WHAT IS NEEDED ▸ Show every line containing "with" by copying it.
GIVEN MATERIAL start
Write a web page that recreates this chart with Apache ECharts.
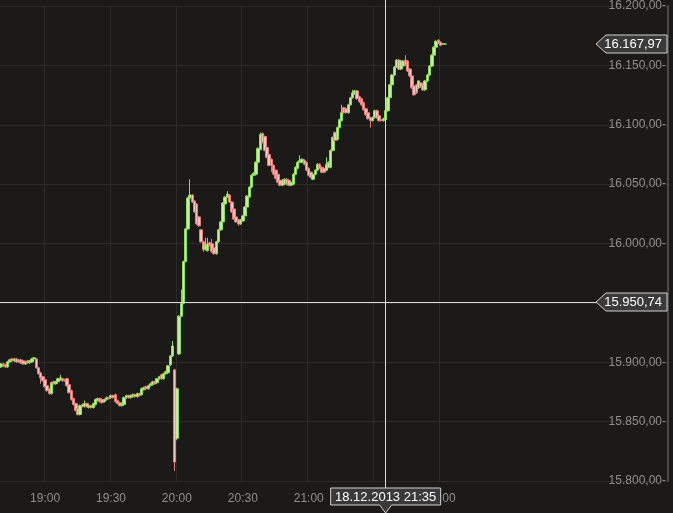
<!DOCTYPE html>
<html><head><meta charset="utf-8">
<script src="https://cdn.jsdelivr.net/npm/echarts@6/dist/echarts.min.js"></script>
<style>html,body{margin:0;padding:0;background:#1b1a19;}#c{width:673px;height:513px;}</style>
</head><body><div id="c"></div>
<script>
// ---- data (1-minute candles, 18.12.2013, starting 18:40) ----
const startTime = '18:40';
const slotCount = 304;
const opens = [15896.1,15898.6,15897.8,15896.1,15900.3,15902.8,15901.2,15902.8,15902.0,15902.0,15901.2,15898.6,15901.2,15899.5,15900.3,15902.8,15902.8,15895.3,15891.1,15887.8,
15885.3,15880.3,15877.7,15873.6,15883.6,15881.9,15883.6,15885.3,15886.1,15885.3,15886.1,15881.1,15876.1,15869.4,15865.2,15861.0,15856.0,15864.4,15862.7,15865.2,
15861.9,15863.5,15861.9,15864.4,15867.7,15869.4,15868.6,15866.9,15868.6,15870.2,15870.2,15871.9,15872.7,15867.7,15866.0,15863.5,15864.4,15870.2,15871.9,15870.2,
15871.1,15872.7,15871.1,15873.6,15872.7,15876.9,15879.4,15877.7,15880.3,15881.1,15883.6,15882.8,15886.1,15889.5,15886.1,15890.3,15891.1,15897.8,15905.3,15893.6,
15835.9,15907.0,15938.8,15949.6,15984.8,16012.3,16038.3,16040.8,16035.8,16033.2,16022.4,16011.5,16001.5,15994.8,15994.0,16000.6,15999.8,15996.5,15991.4,16001.5,
16011.5,16018.2,16033.2,16039.1,16040.8,16034.9,16029.1,16022.4,16019.9,16016.5,16019.0,16023.2,16030.7,16039.1,16047.5,16057.5,16058.3,16068.4,16079.2,16092.6,
16090.1,16080.9,16075.0,16070.9,16065.8,16061.7,16058.3,16053.3,16049.1,16050.0,16054.1,16053.3,16049.1,16050.0,16058.3,16063.3,16068.4,16068.4,16070.0,16068.4,
16063.3,16060.0,16054.1,16058.3,16061.7,16066.7,16064.2,16063.3,16061.7,16064.2,16064.2,16078.4,16093.4,16087.6,16097.6,16103.5,16114.3,16113.5,16110.2,16116.8,
16122.7,16126.0,16128.5,16123.5,16121.9,16118.5,16113.5,16110.2,16106.0,16103.5,16106.0,16111.8,16107.6,16104.3,16103.5,16104.3,16111.8,16122.7,16133.6,16141.9,
16148.6,16154.5,16146.9,16149.4,16154.5,16153.6,16146.9,16141.1,16132.7,16133.6,16131.1,16135.2,16133.6,16129.4,16136.9,16141.9,16149.4,16158.6,16165.3,16171.2,
16169.5,16167.97,16167.97];
const closes = [15898.6,15897.0,15896.1,15900.3,15902.0,15901.2,15902.8,15900.3,15900.3,15899.5,15898.6,15900.3,15899.5,15901.2,15902.8,15903.7,15895.3,15890.3,15886.9,15884.4,
15879.4,15876.1,15873.6,15882.8,15881.9,15883.6,15886.1,15886.9,15884.4,15884.4,15880.3,15874.4,15868.6,15864.4,15859.4,15856.0,15863.5,15862.7,15865.2,15862.7,
15863.5,15861.9,15865.2,15868.6,15869.4,15866.9,15866.0,15868.6,15870.2,15869.4,15871.9,15870.2,15866.9,15865.2,15863.5,15865.2,15870.2,15871.9,15870.2,15871.9,
15872.7,15871.1,15873.6,15871.9,15877.7,15878.6,15877.7,15880.3,15881.9,15883.6,15881.9,15886.1,15887.8,15886.1,15890.3,15892.0,15897.0,15905.3,15913.7,15815.9,
15877.7,15938.8,15949.6,15984.8,16012.3,16038.3,16040.8,16034.9,16026.6,16016.5,16014.9,16001.5,15994.8,15999.0,15999.8,15998.1,15993.1,15991.4,16001.5,16011.5,
16018.2,16034.1,16039.1,16041.6,16034.9,16026.6,16020.7,16018.2,16016.5,16019.9,16023.2,16030.7,16039.9,16047.5,16057.5,16059.2,16068.4,16080.1,16091.8,16085.1,
16078.4,16072.5,16065.8,16065.8,16058.3,16055.0,16051.6,16049.1,16053.3,16054.1,16050.0,16049.1,16051.6,16058.3,16064.2,16068.4,16070.0,16070.9,16066.7,16061.7,
16057.5,16055.8,16058.3,16061.7,16066.7,16063.3,16060.0,16060.0,16066.7,16068.4,16078.4,16089.3,16086.7,16097.6,16104.3,16110.2,16110.2,16110.2,16116.8,16122.7,
16126.9,16128.5,16121.9,16119.4,16116.8,16112.7,16108.5,16105.1,16103.5,16106.0,16111.8,16106.0,16103.5,16103.5,16105.1,16111.8,16122.7,16133.6,16141.9,16148.6,
16154.5,16146.9,16153.6,16153.6,16150.3,16145.3,16141.1,16131.1,16125.2,16126.9,16136.9,16131.9,16129.4,16136.9,16141.9,16149.4,16158.6,16165.3,16170.3,16168.7,
16167.0,16167.97,16167.97];
const lows = [15895.3,15896.1,15895.3,15895.3,15899.5,15900.3,15900.3,15899.5,15899.5,15898.6,15897.8,15897.8,15898.6,15898.6,15899.5,15902.0,15894.5,15889.5,15881.9,15883.6,
15878.6,15875.2,15872.7,15872.7,15881.1,15881.1,15882.8,15884.4,15883.6,15883.6,15879.4,15873.6,15867.7,15863.5,15858.6,15855.2,15855.2,15861.9,15861.9,15861.9,
15861.0,15861.0,15861.0,15863.5,15866.9,15866.0,15865.2,15866.0,15867.7,15868.6,15869.4,15869.4,15866.0,15864.4,15862.7,15862.7,15863.5,15869.4,15869.4,15869.4,
15870.2,15870.2,15870.2,15871.1,15871.9,15876.1,15876.9,15876.9,15879.4,15880.3,15881.1,15881.9,15885.3,15885.3,15885.3,15889.5,15890.3,15897.0,15904.5,15808.4,
15834.3,15906.1,15938.0,15948.8,15984.0,16011.5,16037.4,16034.1,16025.7,16015.7,16014.0,16000.6,15993.1,15994.0,15993.1,15997.3,15992.3,15990.6,15990.6,16000.6,
16010.7,16017.4,16032.4,16038.3,16034.1,16025.7,16019.9,16017.4,16014.9,16015.7,16018.2,16022.4,16029.9,16038.3,16046.6,16056.6,16057.5,16067.6,16078.4,16084.3,
16077.6,16071.7,16065.0,16060.0,16057.5,16054.1,16050.8,16048.3,16048.3,16049.1,16049.1,16048.3,16048.3,16049.1,16057.5,16062.5,16067.6,16067.6,16065.8,16060.9,
16056.6,16055.0,16053.3,16057.5,16060.9,16062.5,16059.2,16059.2,16060.9,16063.3,16063.3,16077.6,16085.9,16086.7,16096.8,16102.6,16109.3,16109.3,16109.3,16116.0,
16121.9,16125.2,16121.0,16118.5,16116.0,16111.8,16107.6,16104.3,16097.6,16102.6,16105.1,16105.1,16102.6,16102.6,16102.6,16103.5,16111.0,16121.9,16132.7,16141.1,
16147.8,16146.1,16146.1,16148.6,16149.4,16144.4,16140.2,16130.2,16124.4,16126.0,16130.2,16131.1,16128.5,16128.5,16136.0,16141.1,16148.6,16157.8,16160.3,16167.8,
16166.1,16167.5,16167.5];
const highs = [15899.5,15899.5,15898.6,15901.2,15902.8,15903.7,15903.7,15903.7,15902.8,15902.8,15902.0,15901.2,15902.0,15902.0,15903.7,15904.5,15903.7,15896.1,15892.0,15888.6,
15886.1,15881.1,15878.6,15883.6,15884.4,15884.4,15886.9,15889.5,15886.9,15886.1,15886.9,15881.9,15876.9,15870.2,15866.0,15861.9,15864.4,15865.2,15867.7,15866.0,
15864.4,15864.4,15866.0,15869.4,15870.2,15870.2,15869.4,15869.4,15871.1,15871.1,15872.7,15872.7,15873.6,15868.6,15866.9,15866.0,15871.1,15872.7,15872.7,15872.7,
15873.6,15873.6,15874.4,15874.4,15878.6,15879.4,15880.3,15881.1,15882.8,15884.4,15884.4,15886.9,15888.6,15890.3,15891.1,15892.8,15897.8,15906.1,15917.9,15894.5,
15878.6,15939.7,15961.3,15985.6,16013.2,16039.1,16054.1,16041.6,16036.6,16034.1,16023.2,16012.3,16002.3,16004.8,16004.8,16001.5,16004.0,15997.3,16002.3,16012.3,
16019.0,16034.9,16039.9,16044.1,16041.6,16035.8,16029.9,16023.2,16020.7,16020.7,16024.1,16031.5,16040.8,16048.3,16058.3,16060.0,16069.2,16080.9,16093.4,16093.4,
16090.9,16081.7,16075.8,16071.7,16066.7,16062.5,16059.2,16054.1,16054.1,16055.0,16055.0,16054.1,16052.5,16059.2,16065.0,16069.2,16074.2,16071.7,16070.9,16069.2,
16064.2,16060.9,16059.2,16062.5,16067.6,16067.6,16065.0,16064.2,16072.5,16069.2,16079.2,16090.1,16094.3,16098.5,16105.1,16116.8,16115.1,16114.3,16117.7,16123.5,
16129.4,16129.4,16129.4,16124.4,16122.7,16119.4,16114.3,16111.0,16106.8,16106.8,16112.7,16112.7,16108.5,16105.1,16106.0,16112.7,16123.5,16134.4,16142.8,16149.4,
16155.3,16155.3,16154.5,16154.5,16158.6,16154.5,16147.8,16141.9,16133.6,16134.4,16137.7,16136.0,16134.4,16137.7,16142.8,16150.3,16159.4,16166.1,16171.2,16172.0,
16170.3,16168.5,16168.5];
const yTicks = [15800, 15850, 15900, 15950, 16000, 16050, 16100, 16150, 16200];
const xTickLabels = ['19:00', '19:30', '20:00', '20:30', '21:00', '21:30', '22:00'];
const crossDate = '18.12.2013';
const crossTime = '21:35';
const crossPrice = 15950.74;
const lastPrice = 16167.97;

// ---- categories ----
const times = [];
(function(){
  const [h0, m0] = startTime.split(':').map(Number);
  for (let k = 0; k < slotCount; k++) {
    const t = h0 * 60 + m0 + k;
    const h = Math.floor(t / 60) % 24, m = t % 60;
    times.push(String(h).padStart(2, '0') + ':' + String(m).padStart(2, '0'));
  }
})();
const candles = times.map((t, i) => i < opens.length ? [opens[i], closes[i], lows[i], highs[i]] : '-');

function deFmt(v) {
  const s = v.toFixed(2).split('.');
  return s[0].replace(/\B(?=(\d{3})+(?!\d))/g, '.') + ',' + s[1];
}
const isTick = (idx) => xTickLabels.indexOf(times[idx]) >= 0;

const chart = echarts.init(document.getElementById('c'), null, { renderer: 'canvas' });
const FONT = 'Liberation Sans, Arial, sans-serif';
chart.setOption({
  backgroundColor: '#1b1a19',
  animation: false,
  grid: { left: 0, right: 5, top: 3, bottom: 32, containLabel: false },
  xAxis: {
    type: 'category', data: times, boundaryGap: true,
    axisLine: { show: false }, axisTick: { show: false },
    axisLabel: { interval: (i) => isTick(i), color: '#8e8e8e', fontSize: 12, fontFamily: FONT, margin: 12 },
    splitLine: { show: true, interval: (i) => isTick(i), lineStyle: { color: '#2c2b2a', width: 1 } }
  },
  yAxis: {
    type: 'value', position: 'right', min: yTicks[0], max: yTicks[yTicks.length - 1], interval: 50,
    axisLine: { show: true, lineStyle: { color: '#4a4a4a', width: 2 } },
    axisTick: { show: false },
    axisLabel: { inside: true, margin: 2, color: '#8e8e8e', fontSize: 12, fontFamily: FONT,
      formatter: (v) => deFmt(v) + '-' },
    splitLine: { show: true, lineStyle: { color: '#2c2b2a', width: 1 } }
  },
  series: [{
    type: 'candlestick', data: candles, barWidth: 3,
    itemStyle: { color: '#c8ec9f', color0: '#f4c4c0', borderColor: '#8edb55', borderColor0: '#e67b78', borderWidth: 1 }
  }]
});

// crosshair and price tags, positioned with the chart's own scales
const cx = chart.convertToPixel({ xAxisIndex: 0 }, crossTime);
const cy = chart.convertToPixel({ yAxisIndex: 0 }, crossPrice);
const ly = chart.convertToPixel({ yAxisIndex: 0 }, lastPrice);
const rightX = 667;
function priceTag(y, text, tipX) {
  return [
    { type: 'polygon', shape: { points: [[tipX, y], [tipX + 10, y - 9], [rightX, y - 9], [rightX, y + 9], [tipX + 10, y + 9]] },
      style: { fill: '#3a3a3a', stroke: '#d0d0d0', lineWidth: 1 }, z: 100 },
    { type: 'text', x: rightX - 5, y: y, style: { text: text, fill: '#ffffff', font: '13px ' + FONT, align: 'right', verticalAlign: 'middle' }, z: 101 }
  ];
}
const boxTop = 488, boxBot = 505;
chart.setOption({
  graphic: [
    { type: 'line', shape: { x1: 0, y1: Math.round(cy) + 0.5, x2: 596, y2: Math.round(cy) + 0.5 }, style: { stroke: '#dcdcdc', lineWidth: 1 }, z: 90 },
    { type: 'line', shape: { x1: Math.round(cx) - 0.5, y1: 0, x2: Math.round(cx) - 0.5, y2: boxTop }, style: { stroke: '#dcdcdc', lineWidth: 1 }, z: 90 },
    ...priceTag(Math.round(cy), deFmt(crossPrice), 596),
    ...priceTag(Math.round(ly), deFmt(lastPrice), 596),
    { type: 'polygon', shape: { points: [[cx - 55, boxTop], [cx + 55, boxTop], [cx + 55, boxBot], [cx + 6, boxBot], [cx, 513], [cx - 6, boxBot], [cx - 55, boxBot]] },
      style: { fill: '#3a3a3a', stroke: '#d0d0d0', lineWidth: 1 }, z: 100 },
    { type: 'text', x: cx, y: (boxTop + boxBot) / 2 + 0.5, style: { text: crossDate + ' ' + crossTime, fill: '#ffffff', font: '13px ' + FONT, align: 'center', verticalAlign: 'middle' }, z: 101 }
  ]
});
</script></body></html>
GIVEN MATERIAL end
SOLUTION ▸
Write a web page that recreates this chart with Apache ECharts.
// crosshair and price tags, positioned with the chart's own scales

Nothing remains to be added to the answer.